Running in NO_SCRAPS mode [E::bgzf_uncompress] Inflate operation failed: 3 [E::bgzf_read] Read block operation failed with error 1 after 0 of 4 bytes [main_samview] truncated file. SequelTools.sh: line 676: generateReadLenStats_noScraps.py: command not found ERROR: Calculation of read length statistics failed!

I have seen other people reporting similar issues with python script not found and I have already added python to my $PATH variable. So I am wondering what would be the possible cause for this error message. Thank you very much.

Best, Jiawei Shen

aseetharam commented 2 years ago

Hi @JiaweiShen1116! From the message, it looks like your bam file is truncated (or corrupted).
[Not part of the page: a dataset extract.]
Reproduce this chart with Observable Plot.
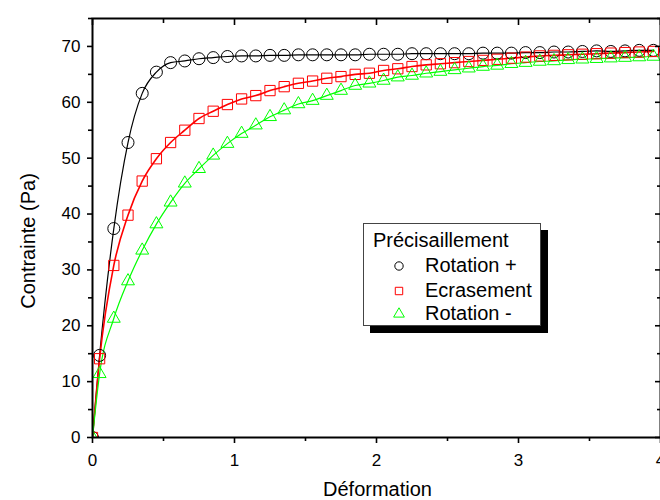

Can you check the last line of your bam file to see it has all fields (and looks complete)? You can also use samtools quickcheck as well.

Thanks,

JiaweiShen1116 commented 2 years ago

Hi @JiaweiShen1116! From the message, it looks like your bam file is truncated (or corrupted). Can you check the last line of your bam file to see it has all fields (and looks complete)? You can also use samtools quickcheck as well.

Thanks,

Hi, I performed the samtools quickcheck function on my Pacbio subread bam files and it indicated that all of them do not have targets in the header. I think this could be due to the fact that they are still unaligned, or could it be other reasons? Is there anything I could do about it? Thank you very much.

Jiawei Shen

aseetharam commented 2 years ago

@JiaweiShen1116: are you sure you are using the subreads bam file as produced by the sequel? If you have converted the fastq files to bam, SequelTools will not work as it relies on the specific fields to compute stats. It does not need aligned bam files for computing stats.